Cuento original de Ricardo Barbieri
- Rojas - dijo la maestra, con el tono que generalmente nos anticipa que la paciencia, esta a punto de acabarse.
- Mañana sin falta quiero hablar con tu papá – Francisco volvió a sufrir en él estomago esa extraña sensación de vacío, que sentía cada vez que alguien lo obligaba a abandonar drásticamente sus ensoñaciones. Desde hacia un tiempo, Francisco andaba como distraído.
Todo comenzó una soleada tarde de verano cuando el abuelo, sentado junto al pino de la huerta, rompió por un momento el pacto que tenía hecho con el silencio, y le dijo que él, Pedro Pablo Rojas había visto a los tigres. Después, volvió a sumirse en su eterno mutismo.
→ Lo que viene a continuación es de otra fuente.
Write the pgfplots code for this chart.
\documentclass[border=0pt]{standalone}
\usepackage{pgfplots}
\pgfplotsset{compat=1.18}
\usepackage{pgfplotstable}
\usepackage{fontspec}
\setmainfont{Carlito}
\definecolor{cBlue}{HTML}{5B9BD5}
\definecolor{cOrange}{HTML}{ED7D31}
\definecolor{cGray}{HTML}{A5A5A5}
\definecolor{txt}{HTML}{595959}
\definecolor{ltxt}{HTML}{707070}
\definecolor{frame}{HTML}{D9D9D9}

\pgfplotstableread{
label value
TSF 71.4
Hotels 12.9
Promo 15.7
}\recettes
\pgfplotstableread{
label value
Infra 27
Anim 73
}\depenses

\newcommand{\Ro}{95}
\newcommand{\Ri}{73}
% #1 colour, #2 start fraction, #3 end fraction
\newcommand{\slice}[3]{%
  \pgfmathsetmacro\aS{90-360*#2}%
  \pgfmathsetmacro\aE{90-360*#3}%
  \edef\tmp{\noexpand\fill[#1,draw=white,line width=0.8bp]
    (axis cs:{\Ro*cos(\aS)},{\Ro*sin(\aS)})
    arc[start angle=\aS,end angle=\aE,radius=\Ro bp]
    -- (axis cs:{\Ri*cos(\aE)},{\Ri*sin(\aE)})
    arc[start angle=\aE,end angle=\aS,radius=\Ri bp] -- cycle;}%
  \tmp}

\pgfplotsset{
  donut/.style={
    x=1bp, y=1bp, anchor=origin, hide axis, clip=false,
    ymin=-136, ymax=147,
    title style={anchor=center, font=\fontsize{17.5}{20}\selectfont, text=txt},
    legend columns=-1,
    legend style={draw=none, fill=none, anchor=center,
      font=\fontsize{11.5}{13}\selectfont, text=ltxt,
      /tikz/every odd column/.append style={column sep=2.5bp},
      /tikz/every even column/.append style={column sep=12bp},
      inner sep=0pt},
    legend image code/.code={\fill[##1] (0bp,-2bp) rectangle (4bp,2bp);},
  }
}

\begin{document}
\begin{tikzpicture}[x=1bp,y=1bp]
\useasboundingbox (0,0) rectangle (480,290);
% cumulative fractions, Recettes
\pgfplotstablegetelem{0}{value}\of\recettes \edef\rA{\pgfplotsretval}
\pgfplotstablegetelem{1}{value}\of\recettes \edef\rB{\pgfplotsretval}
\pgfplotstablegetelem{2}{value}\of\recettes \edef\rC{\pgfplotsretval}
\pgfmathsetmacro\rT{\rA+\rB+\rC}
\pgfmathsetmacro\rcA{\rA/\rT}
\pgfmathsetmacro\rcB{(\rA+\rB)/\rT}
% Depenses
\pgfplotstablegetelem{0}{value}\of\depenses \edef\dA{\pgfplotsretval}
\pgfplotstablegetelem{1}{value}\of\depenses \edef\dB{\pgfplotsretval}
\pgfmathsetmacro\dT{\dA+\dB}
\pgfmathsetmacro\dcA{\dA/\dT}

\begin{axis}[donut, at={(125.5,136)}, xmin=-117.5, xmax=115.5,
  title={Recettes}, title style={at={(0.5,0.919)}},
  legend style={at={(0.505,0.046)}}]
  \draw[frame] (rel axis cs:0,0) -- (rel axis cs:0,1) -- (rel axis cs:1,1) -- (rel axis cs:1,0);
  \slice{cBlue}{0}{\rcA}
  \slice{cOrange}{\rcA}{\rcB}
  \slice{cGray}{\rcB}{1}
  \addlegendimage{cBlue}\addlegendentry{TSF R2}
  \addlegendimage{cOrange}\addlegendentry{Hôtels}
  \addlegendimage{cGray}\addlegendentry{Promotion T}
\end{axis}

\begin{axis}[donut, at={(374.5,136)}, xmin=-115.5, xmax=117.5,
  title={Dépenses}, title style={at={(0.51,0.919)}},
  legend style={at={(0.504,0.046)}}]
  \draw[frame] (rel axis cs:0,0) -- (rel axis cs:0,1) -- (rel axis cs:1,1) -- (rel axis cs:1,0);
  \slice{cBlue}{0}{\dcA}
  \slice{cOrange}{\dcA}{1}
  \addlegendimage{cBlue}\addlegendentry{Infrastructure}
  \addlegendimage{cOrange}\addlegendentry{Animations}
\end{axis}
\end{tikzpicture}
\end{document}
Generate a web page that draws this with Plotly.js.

El papá se puso muy tenso cuando Francisco le contó que el abuelo había hablado. Es probable que no le haya creído. Pero cuando escucho lo de los Tigres se fue sin saludar.
A la mañana siguiente, a la hora del desayuno, el papá volvió a explicarle a Francisco, usando el mismo tono que utilizaba la señorita Margarita, para explicar el 25 de Mayo, que el abuelo hacia muchísimos años que no hablaba y que era muy probable que nunca más lo hiciera. Respecto a los tigres, le pidió que simplemente olvidara el tema.
Pero Francisco no olvidó. Noche tras noche soñó con tigres. Las imágenes soñadas fueron perfeccionándose hasta ser muy nítidas, vívidas y reales. Por eso andaba como distraído.
Pasaron muchos días. Hasta que una tarde Francisco, volvió a escuchar la antigua y desgastada voz del abuelo Pedro.
- Había otro que también mataba tigres - dijo el viejo, mientras un extraño brillo metálico iluminaba su mirada lacrimosa.
- Era un tal Juan Milberg, que era dueño de la estancia el Rincón. Ese también se les animaba a los Tigres. Con trampas o de a cuchillo, Don Juan también se les animaba - El viejo hizo un extraño gesto con la mano temblorosa y Francisco temió una vuelta al silencio irremediable.
- Pero el más cojudo fue otro Juan, Juan Rojas, El Gambao, mi padre. ¡Ese sí que se animaba! Y nos obligo a animarnos a mí y a mi hermano Juan Francisco. A los tigres los buscábamos con los perros y los matábamos a cuchillo. ¡Él, el Gambao, nos obligó a animarnos! El viejo hizo un nuevo silencio, pero el brillo acerado de su mirada continuó emitiendo extraños fulgores.
- Matamos muchos tigres. Después de las inundaciones venían boyando en los camalotes. Matamos tantos que creímos que se habían acabado.
-Cuando ya casi habíamos perdido el hábito, nos avisaron de uno que rondaba cebado por un arroyo que andaba por ahí cerca del río Las Conchas. Cuando a Juan Francisco le despanzurró nuestro mejor perro, comprendimos que esa era tarea para el Gambao- Con la vista fija en el horizonte el viejo respiró profundamente.
- Nos costó encontrarlo. Perdimos el rastro cerca de los humedales del río Las Conchas. Los perros anduvieron como extraviados por un tiempo. Pero el Gambao era como que los olía a los tigres. Cambiamos dos o tres veces la senda hasta que la perrada volvió a animarse. Lo encontramos por el lado de la estancia de los Pacheco. Los perros lo habían acorralado en medio de un montecito de talas. Veinte metros antes de ese sitio, agonizaba el cimarrón compañero inseparable de nuestro padre. Cuando al Gambao echó pié a tierra cuchillo en mano, supimos de su decisión de enfrentar solo al último tigre. En ese punto hasta los perros dejaron de ladrar- exhausto el viejo hizo una pequeña pausa.
-Después de aquel día fue que empecé a soñar con los tigres. Los soñé mucho y durante mucho tiempo. Debe ser por eso, por tanto que los soñé, que a este pago empezaron a llamarlo el Tigre- Después de decir esto, el abuelo pareció sumirse en un profundo sopor. Francisco, no obstante ser un niño, comprendió que el viejo Pedro Pablo Rojas, hijo de Juan Rojas, el Gambao, había vuelto a pactar con el silencio, esta vez quizás para siempre.
De Ricardo A. Barbieri, para EL TIGRE VERDE.